Pearson correlation measure
Pearson correlation is a common correlation measure that can be used to figure out how is the relationship between several variables. This measure goes from -1 to +1 where 0 means not correlation at all, positive numbers mean positive correlation and negative values show an inverse correlation between the variables. Correlations above 0.5 can very very useful for prediction tasks.
Python Recipe for correlation
The correlation measure is also included out-of-the-box in pandas.
import pandas as pd
df = pd.read_csv("your_file", sep=";", names = ["column_1","column_2"])
df.corr()
Output
Regression plot
Having a high correlation value is a very good starting point. However, drawing a scatter chart is also a good way to figure out how good the correlation is, since a high correlation could hide a trap because the nature of the outliers or the data distribution. You can get more information about this statistical behaviour at Anscombe’s quartet.
To avoid this problem you can plot the regression plot to make sure that your correlations looks OK further the number that you are getting from the correlation coefficient.
Python recipe for regression plot
import pandas as pd
import seaborn as sns
df = pd.read_csv("your_file", sep=";", names = ["column_1","column_2"])
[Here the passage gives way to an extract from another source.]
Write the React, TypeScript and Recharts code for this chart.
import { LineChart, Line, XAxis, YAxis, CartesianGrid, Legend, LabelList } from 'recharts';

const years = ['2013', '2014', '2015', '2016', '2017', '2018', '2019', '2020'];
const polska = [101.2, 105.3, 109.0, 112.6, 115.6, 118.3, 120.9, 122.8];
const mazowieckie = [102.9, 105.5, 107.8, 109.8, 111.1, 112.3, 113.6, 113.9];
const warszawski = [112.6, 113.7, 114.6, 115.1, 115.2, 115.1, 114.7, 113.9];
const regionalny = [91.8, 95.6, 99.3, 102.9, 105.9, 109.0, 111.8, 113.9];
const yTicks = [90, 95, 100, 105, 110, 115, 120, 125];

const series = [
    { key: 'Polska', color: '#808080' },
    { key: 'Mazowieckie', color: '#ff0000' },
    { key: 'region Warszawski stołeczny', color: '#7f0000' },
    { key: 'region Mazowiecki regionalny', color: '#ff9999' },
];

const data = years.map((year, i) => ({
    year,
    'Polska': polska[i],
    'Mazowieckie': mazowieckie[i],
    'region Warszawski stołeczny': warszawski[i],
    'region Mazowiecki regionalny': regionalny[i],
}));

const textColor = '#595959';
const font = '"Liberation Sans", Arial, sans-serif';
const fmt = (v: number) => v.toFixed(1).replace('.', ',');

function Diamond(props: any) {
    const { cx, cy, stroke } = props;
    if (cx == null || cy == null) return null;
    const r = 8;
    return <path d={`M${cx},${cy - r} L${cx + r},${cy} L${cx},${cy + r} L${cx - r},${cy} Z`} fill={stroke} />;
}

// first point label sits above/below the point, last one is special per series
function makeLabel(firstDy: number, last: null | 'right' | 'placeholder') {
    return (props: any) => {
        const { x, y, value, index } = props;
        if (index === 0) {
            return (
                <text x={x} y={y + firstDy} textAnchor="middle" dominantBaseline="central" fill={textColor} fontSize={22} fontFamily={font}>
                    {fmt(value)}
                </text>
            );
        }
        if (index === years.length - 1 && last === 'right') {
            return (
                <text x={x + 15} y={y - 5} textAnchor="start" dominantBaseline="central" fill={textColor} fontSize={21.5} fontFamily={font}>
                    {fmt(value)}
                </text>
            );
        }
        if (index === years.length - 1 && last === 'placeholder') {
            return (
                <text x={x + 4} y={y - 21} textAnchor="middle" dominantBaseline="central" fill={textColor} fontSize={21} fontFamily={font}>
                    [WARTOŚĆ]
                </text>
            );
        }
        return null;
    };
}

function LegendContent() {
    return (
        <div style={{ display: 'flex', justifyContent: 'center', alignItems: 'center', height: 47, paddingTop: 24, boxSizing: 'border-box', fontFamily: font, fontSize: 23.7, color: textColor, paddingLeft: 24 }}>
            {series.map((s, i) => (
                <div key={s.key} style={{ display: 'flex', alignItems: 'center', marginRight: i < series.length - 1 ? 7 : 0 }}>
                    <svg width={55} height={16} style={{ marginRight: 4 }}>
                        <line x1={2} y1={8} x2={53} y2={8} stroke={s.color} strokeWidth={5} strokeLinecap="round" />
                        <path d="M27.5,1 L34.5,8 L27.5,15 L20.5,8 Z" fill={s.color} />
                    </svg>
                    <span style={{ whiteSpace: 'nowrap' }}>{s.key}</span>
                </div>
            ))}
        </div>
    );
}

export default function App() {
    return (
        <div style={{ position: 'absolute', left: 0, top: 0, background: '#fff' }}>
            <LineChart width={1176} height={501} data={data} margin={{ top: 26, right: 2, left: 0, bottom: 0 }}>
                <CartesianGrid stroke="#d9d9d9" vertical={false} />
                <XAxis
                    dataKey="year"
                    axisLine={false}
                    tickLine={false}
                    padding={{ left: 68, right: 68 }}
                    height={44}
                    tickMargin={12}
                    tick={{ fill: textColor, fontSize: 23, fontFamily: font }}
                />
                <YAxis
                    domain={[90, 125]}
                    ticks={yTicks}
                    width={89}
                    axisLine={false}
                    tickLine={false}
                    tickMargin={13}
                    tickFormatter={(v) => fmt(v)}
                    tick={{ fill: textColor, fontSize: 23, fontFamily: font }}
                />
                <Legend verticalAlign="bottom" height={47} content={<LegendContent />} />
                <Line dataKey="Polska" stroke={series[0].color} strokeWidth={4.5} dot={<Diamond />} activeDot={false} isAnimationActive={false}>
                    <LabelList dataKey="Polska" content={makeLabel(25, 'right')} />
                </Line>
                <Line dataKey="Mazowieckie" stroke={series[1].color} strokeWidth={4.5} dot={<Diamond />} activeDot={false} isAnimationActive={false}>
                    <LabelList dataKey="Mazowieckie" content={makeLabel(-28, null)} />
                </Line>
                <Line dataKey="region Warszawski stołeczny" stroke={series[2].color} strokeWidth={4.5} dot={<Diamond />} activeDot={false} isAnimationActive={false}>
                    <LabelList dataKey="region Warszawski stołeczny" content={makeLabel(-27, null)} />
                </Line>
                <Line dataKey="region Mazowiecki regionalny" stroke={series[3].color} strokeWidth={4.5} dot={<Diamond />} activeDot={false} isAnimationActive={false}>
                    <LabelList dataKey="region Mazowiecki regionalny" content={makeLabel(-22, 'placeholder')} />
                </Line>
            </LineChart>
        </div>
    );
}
sns.regplot(x="column_1", y="column_2", data=df)
Output
Conclusion
PMs need to deal with data in a daily basis, of course, a PM is not a data scientist or an statistician, however, given that PMs make data-driven decisions everyday it is very important to become fluent with some very basic statistical techniques in order to make rock-solid data-driven decisions and avoid being fooled by the complexity that exists behind every data sample.